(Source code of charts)
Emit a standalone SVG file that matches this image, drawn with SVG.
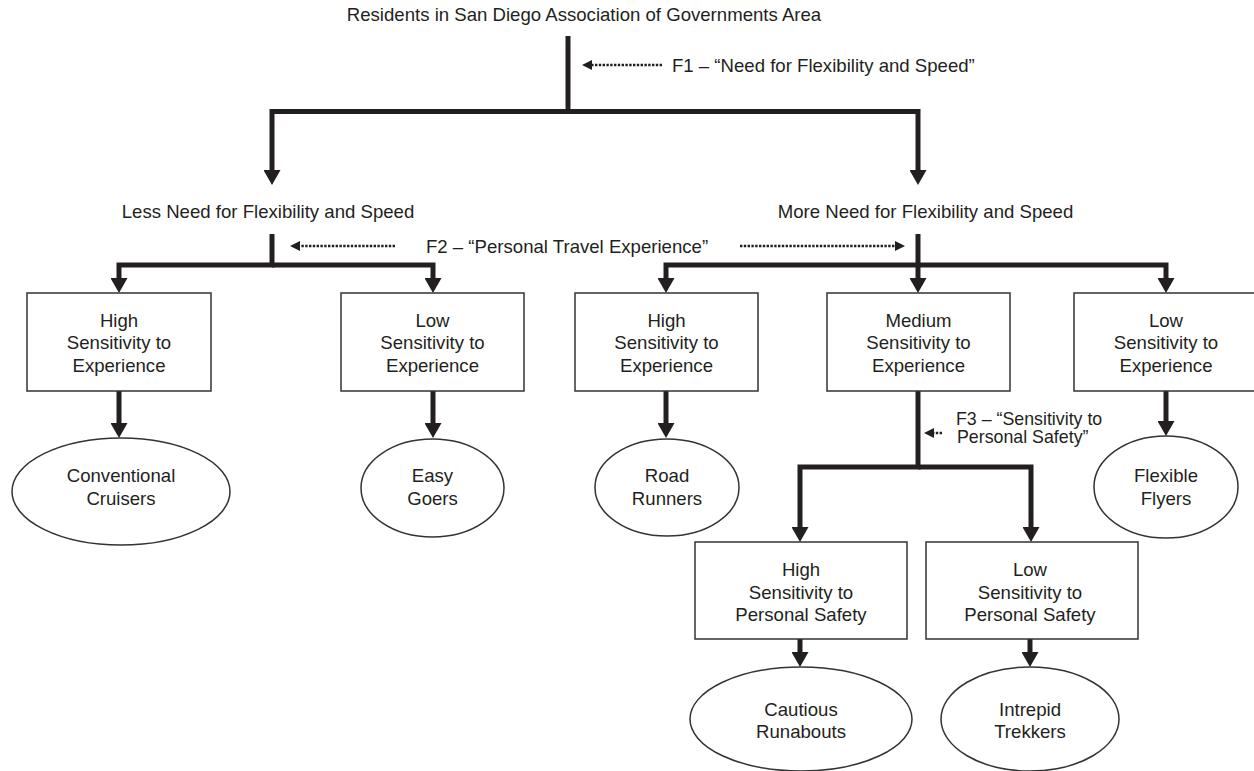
<svg xmlns="http://www.w3.org/2000/svg" width="1254" height="771" viewBox="0 0 1254 771">
<style>
text{font-family:"Liberation Sans",Arial,sans-serif;font-size:18.6px;fill:#231f20}
.c{text-anchor:middle}
.f3{font-size:17.8px}
.box{fill:#fff;stroke:#333;stroke-width:1.5}
.ell{fill:#fff;stroke:#333;stroke-width:1.5}
.thick{fill:none;stroke:#231f20;stroke-width:5;stroke-linejoin:miter}
.dot{fill:none;stroke:#231f20;stroke-width:2.6;stroke-dasharray:2.4 1.4}
</style>
<defs>
<marker id="arr" viewBox="0 0 15 17" refX="0" refY="8.5" markerWidth="15" markerHeight="17" markerUnits="userSpaceOnUse" orient="auto">
<path d="M0,0 L15,8.5 L0,17 z" fill="#231f20"/>
</marker>
<marker id="darr" viewBox="0 0 10 10" refX="0" refY="5" markerWidth="10" markerHeight="10" markerUnits="userSpaceOnUse" orient="auto">
<path d="M0,0 L10,5 L0,10 z" fill="#231f20"/>
</marker>
</defs>

<g id="title">
<text class="c" x="584" y="21">Residents in San Diego Association of Governments Area</text>
</g>

<g id="connectors">
<path class="thick" d="M568,36 V111.5"/>
<path class="thick" d="M568,111.5 H272 V170" marker-end="url(#arr)"/>
<path class="thick" d="M568,111.5 H918 V170" marker-end="url(#arr)"/>
<path class="thick" d="M272,234 V265 H119 V278" marker-end="url(#arr)"/>
<path class="thick" d="M272,265 H433 V278" marker-end="url(#arr)"/>
<path class="thick" d="M918,234 V278" marker-end="url(#arr)"/>
<path class="thick" d="M918,265 H666 V278" marker-end="url(#arr)"/>
<path class="thick" d="M918,265 H1166 V278" marker-end="url(#arr)"/>
<path class="thick" d="M119,391 V423" marker-end="url(#arr)"/>
<path class="thick" d="M433,391 V423" marker-end="url(#arr)"/>
<path class="thick" d="M666,391 V423" marker-end="url(#arr)"/>
<path class="thick" d="M1166,391 V421" marker-end="url(#arr)"/>
<path class="thick" d="M918,391 V467 H800 V527" marker-end="url(#arr)"/>
<path class="thick" d="M918,467 H1031 V527" marker-end="url(#arr)"/>
<path class="thick" d="M800,639 V652" marker-end="url(#arr)"/>
<path class="thick" d="M1030,639 V652" marker-end="url(#arr)"/>
<path class="dot" d="M662,65 H592" marker-end="url(#darr)"/>
<path class="dot" d="M395,246 H300" marker-end="url(#darr)"/>
<path class="dot" d="M740,246 H895" marker-end="url(#darr)"/>
<path class="dot" d="M942,433 H934" marker-end="url(#darr)"/>
</g>

<g id="labels">
<text x="672" y="71.5">F1 – “Need for Flexibility and Speed”</text>
<text x="426" y="253">F2 – “Personal Travel Experience”</text>
<text class="f3" x="956" y="424.5">F3 – “Sensitivity to</text>
<text class="f3" x="957" y="442.5">Personal Safety”</text>
</g>

<g id="less-need">
<text class="c" x="268" y="217.5">Less Need for Flexibility and Speed</text>
</g>
<g id="more-need">
<text class="c" x="925.5" y="217.5">More Need for Flexibility and Speed</text>
</g>

<g id="box-high-exp-less">
<rect class="box" x="27" y="293" width="184" height="98"/>
<text class="c" x="119" y="326.5">High</text>
<text class="c" x="119" y="349">Sensitivity to</text>
<text class="c" x="119" y="371.5">Experience</text>
</g>
<g id="box-low-exp-less">
<rect class="box" x="341" y="293" width="183" height="98"/>
<text class="c" x="432.5" y="326.5">Low</text>
<text class="c" x="432.5" y="349">Sensitivity to</text>
<text class="c" x="432.5" y="371.5">Experience</text>
</g>
<g id="box-high-exp-more">
<rect class="box" x="575" y="293" width="183" height="98"/>
<text class="c" x="666.5" y="326.5">High</text>
<text class="c" x="666.5" y="349">Sensitivity to</text>
<text class="c" x="666.5" y="371.5">Experience</text>
</g>
<g id="box-med-exp-more">
<rect class="box" x="827" y="293" width="183" height="98"/>
<text class="c" x="918.5" y="326.5">Medium</text>
<text class="c" x="918.5" y="349">Sensitivity to</text>
<text class="c" x="918.5" y="371.5">Experience</text>
</g>
<g id="box-low-exp-more">
<rect class="box" x="1074" y="293" width="184" height="98"/>
<text class="c" x="1166" y="326.5">Low</text>
<text class="c" x="1166" y="349">Sensitivity to</text>
<text class="c" x="1166" y="371.5">Experience</text>
</g>

<g id="box-high-safety">
<rect class="box" x="695" y="542" width="212" height="97"/>
<text class="c" x="801" y="576">High</text>
<text class="c" x="801" y="598.5">Sensitivity to</text>
<text class="c" x="801" y="621">Personal Safety</text>
</g>
<g id="box-low-safety">
<rect class="box" x="926" y="542" width="212" height="97"/>
<text class="c" x="1030" y="576">Low</text>
<text class="c" x="1030" y="598.5">Sensitivity to</text>
<text class="c" x="1030" y="621">Personal Safety</text>
</g>

<g id="conventional-cruisers">
<ellipse class="ell" cx="121" cy="491.5" rx="109" ry="53.5"/>
<text class="c" x="121" y="481.5">Conventional</text>
<text class="c" x="121" y="504.5">Cruisers</text>
</g>
<g id="easy-goers">
<ellipse class="ell" cx="432.5" cy="488" rx="71.5" ry="49"/>
<text class="c" x="432.5" y="481.5">Easy</text>
<text class="c" x="432.5" y="504.5">Goers</text>
</g>
<g id="road-runners">
<ellipse class="ell" cx="667" cy="487.5" rx="72" ry="48.5"/>
<text class="c" x="667" y="481.5">Road</text>
<text class="c" x="667" y="504.5">Runners</text>
</g>
<g id="flexible-flyers">
<ellipse class="ell" cx="1166" cy="487" rx="72" ry="51"/>
<text class="c" x="1166" y="481.5">Flexible</text>
<text class="c" x="1166" y="504.5">Flyers</text>
</g>
<g id="cautious-runabouts">
<ellipse class="ell" cx="801" cy="719" rx="111" ry="52"/>
<text class="c" x="801" y="715.5">Cautious</text>
<text class="c" x="801" y="738">Runabouts</text>
</g>
<g id="intrepid-trekkers">
<ellipse class="ell" cx="1030" cy="719" rx="89" ry="52"/>
<text class="c" x="1030" y="715.5">Intrepid</text>
<text class="c" x="1030" y="738">Trekkers</text>
</g>
</svg>
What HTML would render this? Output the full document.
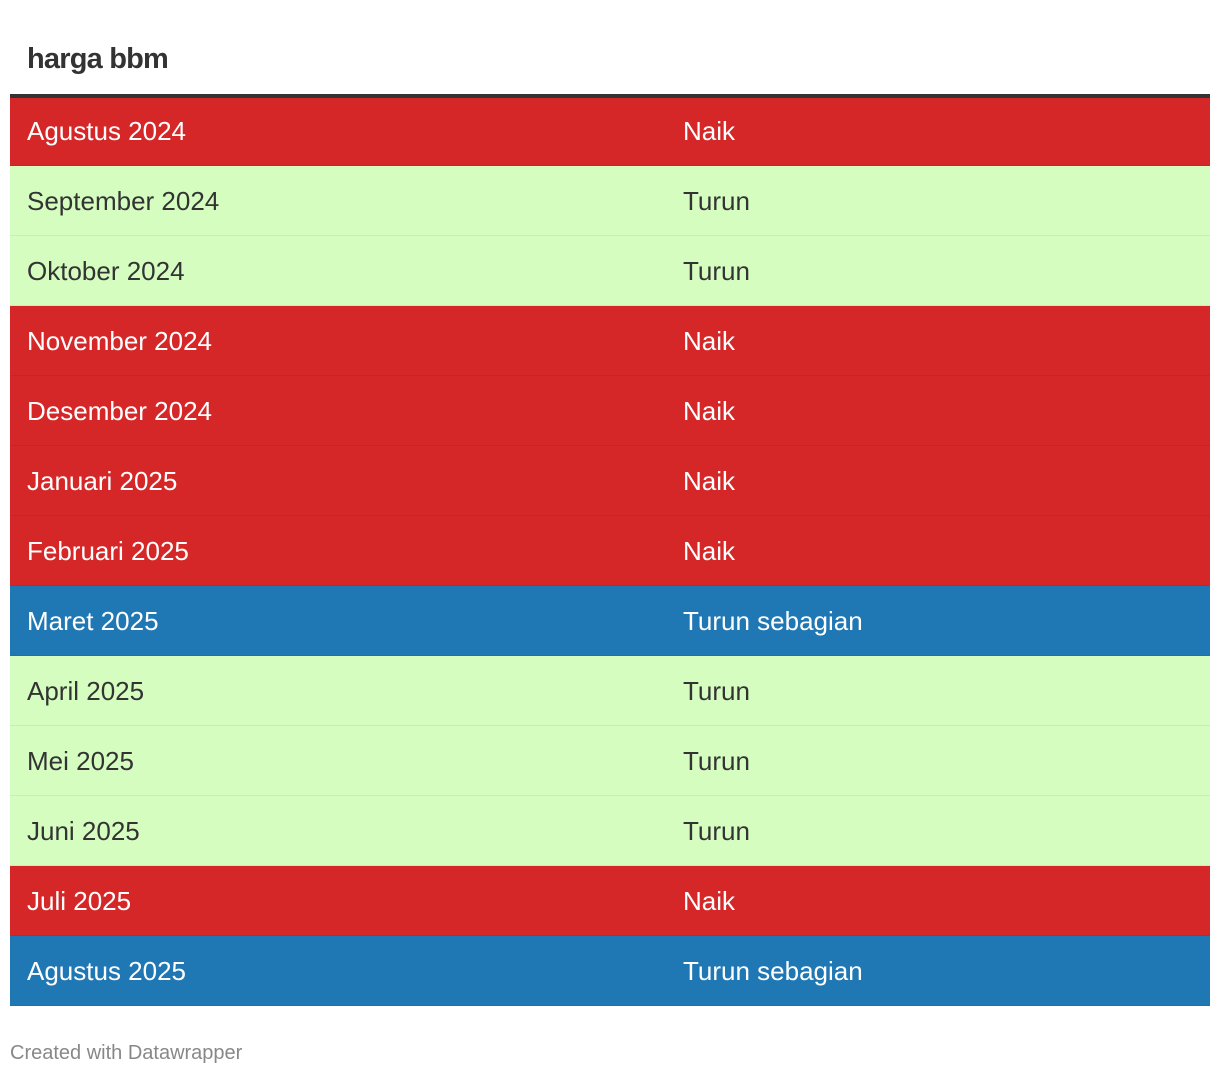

# [YOUR OBJECTIVE]
Go through the entries above and count the lines containing the word "this"; give only that count.

# [COMPLETED EXERCISE]
2